* [Figure scripts]
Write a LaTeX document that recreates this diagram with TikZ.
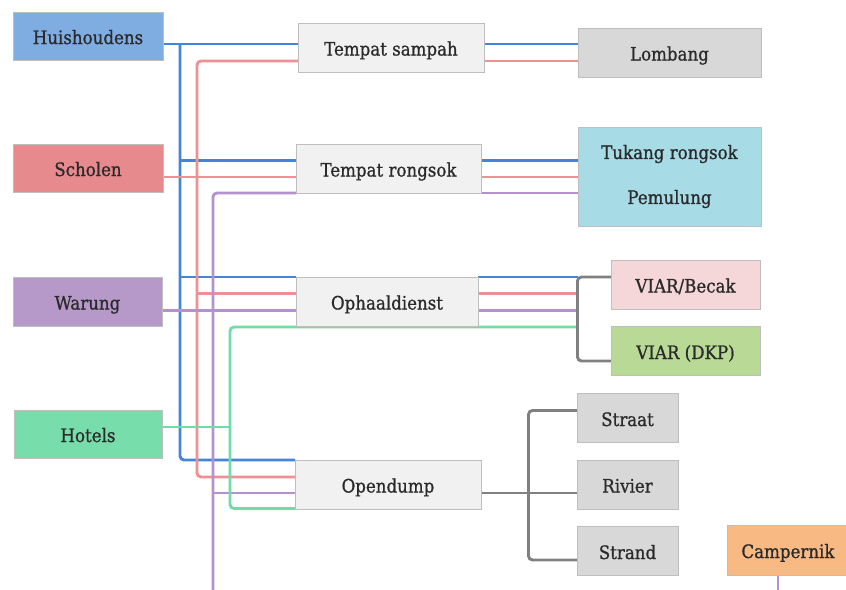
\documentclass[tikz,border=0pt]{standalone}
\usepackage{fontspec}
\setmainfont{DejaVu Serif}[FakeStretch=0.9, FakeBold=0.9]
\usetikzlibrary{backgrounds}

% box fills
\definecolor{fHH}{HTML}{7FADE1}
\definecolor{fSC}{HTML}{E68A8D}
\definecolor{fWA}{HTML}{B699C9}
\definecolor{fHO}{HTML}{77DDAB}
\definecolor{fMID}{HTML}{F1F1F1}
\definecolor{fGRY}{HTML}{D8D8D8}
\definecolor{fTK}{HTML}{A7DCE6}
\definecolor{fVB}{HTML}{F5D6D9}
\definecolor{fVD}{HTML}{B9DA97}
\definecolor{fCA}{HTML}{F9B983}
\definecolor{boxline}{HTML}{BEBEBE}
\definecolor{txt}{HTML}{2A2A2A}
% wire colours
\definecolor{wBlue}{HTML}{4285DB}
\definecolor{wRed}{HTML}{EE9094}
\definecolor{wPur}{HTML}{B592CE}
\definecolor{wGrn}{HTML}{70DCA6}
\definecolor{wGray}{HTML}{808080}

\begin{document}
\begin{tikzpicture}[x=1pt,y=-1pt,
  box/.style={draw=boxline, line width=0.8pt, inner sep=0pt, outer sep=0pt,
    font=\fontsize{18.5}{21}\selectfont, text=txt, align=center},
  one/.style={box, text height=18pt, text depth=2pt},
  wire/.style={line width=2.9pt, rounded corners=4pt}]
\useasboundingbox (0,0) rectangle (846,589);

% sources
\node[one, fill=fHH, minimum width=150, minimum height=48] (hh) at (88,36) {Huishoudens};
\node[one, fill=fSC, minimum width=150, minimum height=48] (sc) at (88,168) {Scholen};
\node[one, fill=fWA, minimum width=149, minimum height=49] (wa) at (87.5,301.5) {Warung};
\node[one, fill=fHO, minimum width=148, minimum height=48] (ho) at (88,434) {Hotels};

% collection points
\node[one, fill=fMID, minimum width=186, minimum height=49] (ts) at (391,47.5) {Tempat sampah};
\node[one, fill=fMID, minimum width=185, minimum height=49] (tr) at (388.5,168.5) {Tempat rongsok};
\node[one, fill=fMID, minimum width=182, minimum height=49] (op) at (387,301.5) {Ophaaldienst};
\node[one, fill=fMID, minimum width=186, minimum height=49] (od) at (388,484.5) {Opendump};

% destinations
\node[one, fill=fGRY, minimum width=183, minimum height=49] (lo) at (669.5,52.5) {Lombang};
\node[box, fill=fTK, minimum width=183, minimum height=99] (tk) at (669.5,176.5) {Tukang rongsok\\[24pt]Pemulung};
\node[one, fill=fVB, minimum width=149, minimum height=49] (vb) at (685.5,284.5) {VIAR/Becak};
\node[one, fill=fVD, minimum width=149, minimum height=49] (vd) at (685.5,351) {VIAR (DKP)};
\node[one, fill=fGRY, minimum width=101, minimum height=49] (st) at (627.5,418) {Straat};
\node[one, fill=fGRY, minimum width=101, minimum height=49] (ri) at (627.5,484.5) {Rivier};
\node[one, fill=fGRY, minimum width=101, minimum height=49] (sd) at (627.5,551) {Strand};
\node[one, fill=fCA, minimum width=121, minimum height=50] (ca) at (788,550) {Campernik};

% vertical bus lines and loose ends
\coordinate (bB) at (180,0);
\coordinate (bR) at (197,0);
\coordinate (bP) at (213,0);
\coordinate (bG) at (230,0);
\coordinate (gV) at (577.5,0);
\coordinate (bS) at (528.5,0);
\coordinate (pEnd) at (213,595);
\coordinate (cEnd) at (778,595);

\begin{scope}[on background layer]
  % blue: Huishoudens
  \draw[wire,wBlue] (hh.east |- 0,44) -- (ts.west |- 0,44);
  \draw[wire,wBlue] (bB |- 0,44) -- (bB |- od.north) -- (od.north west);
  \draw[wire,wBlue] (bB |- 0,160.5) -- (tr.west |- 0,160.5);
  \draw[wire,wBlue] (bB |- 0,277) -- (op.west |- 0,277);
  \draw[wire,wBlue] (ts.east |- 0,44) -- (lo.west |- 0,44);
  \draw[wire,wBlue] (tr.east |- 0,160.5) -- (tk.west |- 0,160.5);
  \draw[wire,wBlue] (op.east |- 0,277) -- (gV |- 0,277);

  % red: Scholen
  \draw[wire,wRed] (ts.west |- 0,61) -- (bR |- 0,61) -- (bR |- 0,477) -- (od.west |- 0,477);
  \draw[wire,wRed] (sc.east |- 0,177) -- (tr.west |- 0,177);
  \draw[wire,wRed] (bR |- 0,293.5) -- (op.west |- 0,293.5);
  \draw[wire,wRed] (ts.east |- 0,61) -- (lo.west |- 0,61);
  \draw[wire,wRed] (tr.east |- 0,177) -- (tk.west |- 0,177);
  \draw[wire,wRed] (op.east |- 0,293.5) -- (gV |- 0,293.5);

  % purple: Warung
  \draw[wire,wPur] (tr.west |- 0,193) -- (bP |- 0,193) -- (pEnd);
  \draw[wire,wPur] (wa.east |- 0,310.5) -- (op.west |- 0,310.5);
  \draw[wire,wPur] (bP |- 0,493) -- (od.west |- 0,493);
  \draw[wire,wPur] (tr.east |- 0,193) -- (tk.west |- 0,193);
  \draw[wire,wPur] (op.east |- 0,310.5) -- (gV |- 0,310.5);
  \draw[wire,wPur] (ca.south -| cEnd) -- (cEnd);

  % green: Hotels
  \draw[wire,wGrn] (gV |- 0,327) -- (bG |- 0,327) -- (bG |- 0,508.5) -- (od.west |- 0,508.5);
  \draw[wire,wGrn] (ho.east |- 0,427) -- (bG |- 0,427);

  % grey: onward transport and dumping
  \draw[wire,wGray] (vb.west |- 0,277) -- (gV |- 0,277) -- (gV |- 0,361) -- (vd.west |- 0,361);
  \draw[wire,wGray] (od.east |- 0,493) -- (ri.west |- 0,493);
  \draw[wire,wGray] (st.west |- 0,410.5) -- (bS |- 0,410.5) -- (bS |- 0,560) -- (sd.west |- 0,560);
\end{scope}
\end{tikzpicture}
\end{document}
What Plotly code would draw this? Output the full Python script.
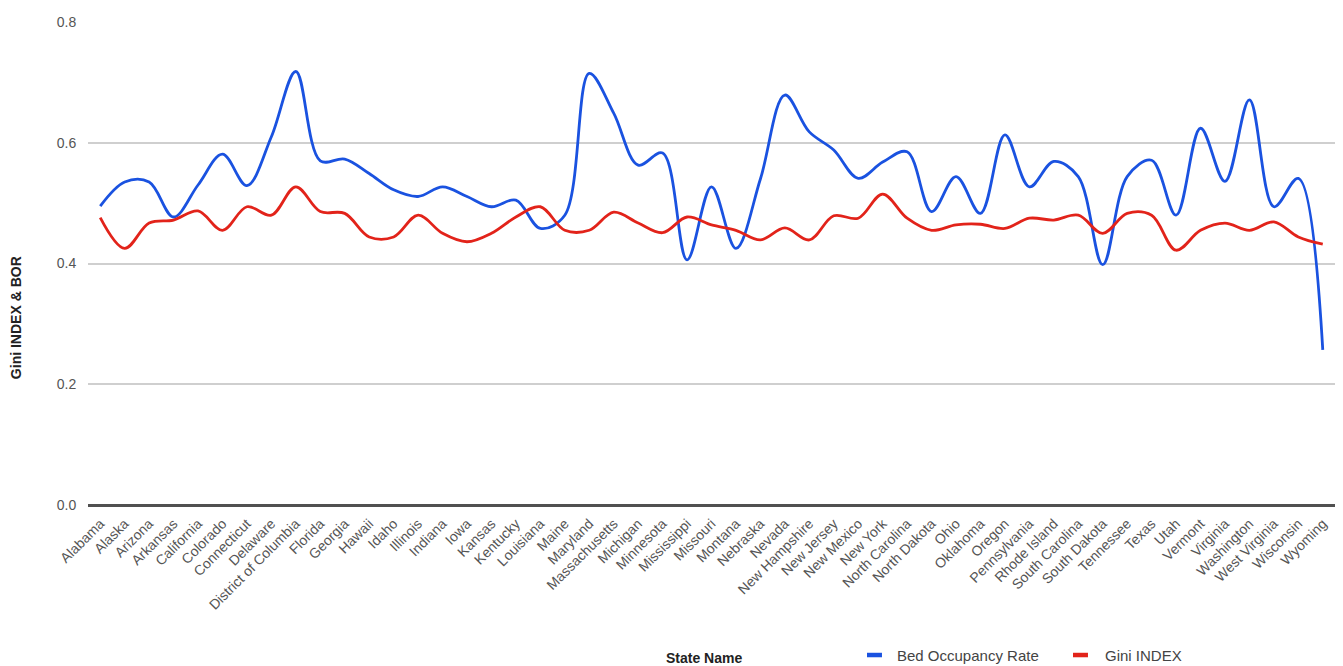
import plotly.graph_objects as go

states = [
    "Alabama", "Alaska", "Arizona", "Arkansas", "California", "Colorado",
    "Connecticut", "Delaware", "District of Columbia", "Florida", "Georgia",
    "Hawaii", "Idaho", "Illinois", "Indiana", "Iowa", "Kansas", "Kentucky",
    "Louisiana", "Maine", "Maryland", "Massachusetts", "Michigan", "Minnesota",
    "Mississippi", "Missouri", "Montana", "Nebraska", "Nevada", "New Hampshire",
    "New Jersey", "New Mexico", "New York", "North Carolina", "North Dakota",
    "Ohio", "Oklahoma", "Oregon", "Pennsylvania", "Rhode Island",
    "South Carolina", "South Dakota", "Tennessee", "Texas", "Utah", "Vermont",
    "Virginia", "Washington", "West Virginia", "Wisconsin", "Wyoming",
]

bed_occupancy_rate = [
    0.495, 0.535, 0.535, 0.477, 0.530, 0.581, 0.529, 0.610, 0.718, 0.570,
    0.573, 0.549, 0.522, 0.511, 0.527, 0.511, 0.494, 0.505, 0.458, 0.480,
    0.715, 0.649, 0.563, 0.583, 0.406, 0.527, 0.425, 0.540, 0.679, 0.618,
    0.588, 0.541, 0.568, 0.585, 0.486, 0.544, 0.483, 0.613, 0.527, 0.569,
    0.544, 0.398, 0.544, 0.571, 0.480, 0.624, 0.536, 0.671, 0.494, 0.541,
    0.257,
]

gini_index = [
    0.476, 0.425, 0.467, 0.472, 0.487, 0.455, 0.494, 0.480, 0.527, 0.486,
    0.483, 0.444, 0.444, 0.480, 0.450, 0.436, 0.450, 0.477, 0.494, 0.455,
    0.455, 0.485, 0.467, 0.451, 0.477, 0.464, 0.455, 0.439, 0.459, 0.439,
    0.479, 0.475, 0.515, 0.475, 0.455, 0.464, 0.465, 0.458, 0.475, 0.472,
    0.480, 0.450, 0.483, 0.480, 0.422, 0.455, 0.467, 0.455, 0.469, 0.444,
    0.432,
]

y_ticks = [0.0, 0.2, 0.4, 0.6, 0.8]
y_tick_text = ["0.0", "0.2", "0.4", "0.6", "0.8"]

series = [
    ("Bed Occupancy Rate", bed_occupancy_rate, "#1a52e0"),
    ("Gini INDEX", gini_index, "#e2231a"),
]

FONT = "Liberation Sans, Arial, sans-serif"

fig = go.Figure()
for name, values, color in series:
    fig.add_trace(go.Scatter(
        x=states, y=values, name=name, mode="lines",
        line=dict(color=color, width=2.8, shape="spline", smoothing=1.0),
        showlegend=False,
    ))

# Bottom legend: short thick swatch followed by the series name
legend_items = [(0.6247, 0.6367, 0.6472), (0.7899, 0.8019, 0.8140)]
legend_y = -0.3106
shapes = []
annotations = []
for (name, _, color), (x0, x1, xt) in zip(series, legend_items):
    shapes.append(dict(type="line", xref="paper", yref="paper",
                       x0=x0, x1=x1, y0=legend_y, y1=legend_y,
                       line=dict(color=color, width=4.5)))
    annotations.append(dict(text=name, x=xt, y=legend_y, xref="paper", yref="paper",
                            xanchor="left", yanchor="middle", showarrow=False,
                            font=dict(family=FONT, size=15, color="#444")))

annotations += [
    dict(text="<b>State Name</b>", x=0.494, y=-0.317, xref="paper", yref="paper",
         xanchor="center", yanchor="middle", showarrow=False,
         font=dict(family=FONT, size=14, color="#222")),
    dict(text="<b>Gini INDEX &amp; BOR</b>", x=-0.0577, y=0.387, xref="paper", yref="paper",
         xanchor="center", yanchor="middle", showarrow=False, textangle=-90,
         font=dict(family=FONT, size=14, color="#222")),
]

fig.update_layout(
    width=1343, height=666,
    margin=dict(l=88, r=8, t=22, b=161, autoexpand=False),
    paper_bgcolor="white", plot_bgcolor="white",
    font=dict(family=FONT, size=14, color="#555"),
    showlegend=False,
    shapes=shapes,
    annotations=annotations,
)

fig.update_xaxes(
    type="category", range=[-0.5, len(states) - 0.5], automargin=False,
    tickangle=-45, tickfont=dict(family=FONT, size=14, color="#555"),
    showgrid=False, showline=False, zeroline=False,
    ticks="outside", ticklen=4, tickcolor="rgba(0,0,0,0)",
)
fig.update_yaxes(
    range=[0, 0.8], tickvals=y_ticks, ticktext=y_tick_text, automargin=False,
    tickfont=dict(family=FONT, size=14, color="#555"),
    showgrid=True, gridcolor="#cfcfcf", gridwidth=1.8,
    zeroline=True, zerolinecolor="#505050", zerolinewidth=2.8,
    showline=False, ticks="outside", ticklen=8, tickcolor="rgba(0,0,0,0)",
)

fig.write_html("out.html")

* [Exercise details] Make an exact copy of the lines from the top of the material through the line with "minimum width=148, minimum", pictures excluded.

* [Output below]
Write a LaTeX document that recreates this diagram with TikZ.
\documentclass[tikz,border=0pt]{standalone}
\usepackage{fontspec}
\setmainfont{DejaVu Serif}[FakeStretch=0.9, FakeBold=0.9]
\usetikzlibrary{backgrounds}

% box fills
\definecolor{fHH}{HTML}{7FADE1}
\definecolor{fSC}{HTML}{E68A8D}
\definecolor{fWA}{HTML}{B699C9}
\definecolor{fHO}{HTML}{77DDAB}
\definecolor{fMID}{HTML}{F1F1F1}
\definecolor{fGRY}{HTML}{D8D8D8}
\definecolor{fTK}{HTML}{A7DCE6}
\definecolor{fVB}{HTML}{F5D6D9}
\definecolor{fVD}{HTML}{B9DA97}
\definecolor{fCA}{HTML}{F9B983}
\definecolor{boxline}{HTML}{BEBEBE}
\definecolor{txt}{HTML}{2A2A2A}
% wire colours
\definecolor{wBlue}{HTML}{4285DB}
\definecolor{wRed}{HTML}{EE9094}
\definecolor{wPur}{HTML}{B592CE}
\definecolor{wGrn}{HTML}{70DCA6}
\definecolor{wGray}{HTML}{808080}

\begin{document}
\begin{tikzpicture}[x=1pt,y=-1pt,
  box/.style={draw=boxline, line width=0.8pt, inner sep=0pt, outer sep=0pt,
    font=\fontsize{18.5}{21}\selectfont, text=txt, align=center},
  one/.style={box, text height=18pt, text depth=2pt},
  wire/.style={line width=2.9pt, rounded corners=4pt}]
\useasboundingbox (0,0) rectangle (846,589);

% sources
\node[one, fill=fHH, minimum width=150, minimum height=48] (hh) at (88,36) {Huishoudens};
\node[one, fill=fSC, minimum width=150, minimum height=48] (sc) at (88,168) {Scholen};
\node[one, fill=fWA, minimum width=149, minimum height=49] (wa) at (87.5,301.5) {Warung};
\node[one, fill=fHO, minimum width=148, minimum height=48] (ho) at (88,434) {Hotels};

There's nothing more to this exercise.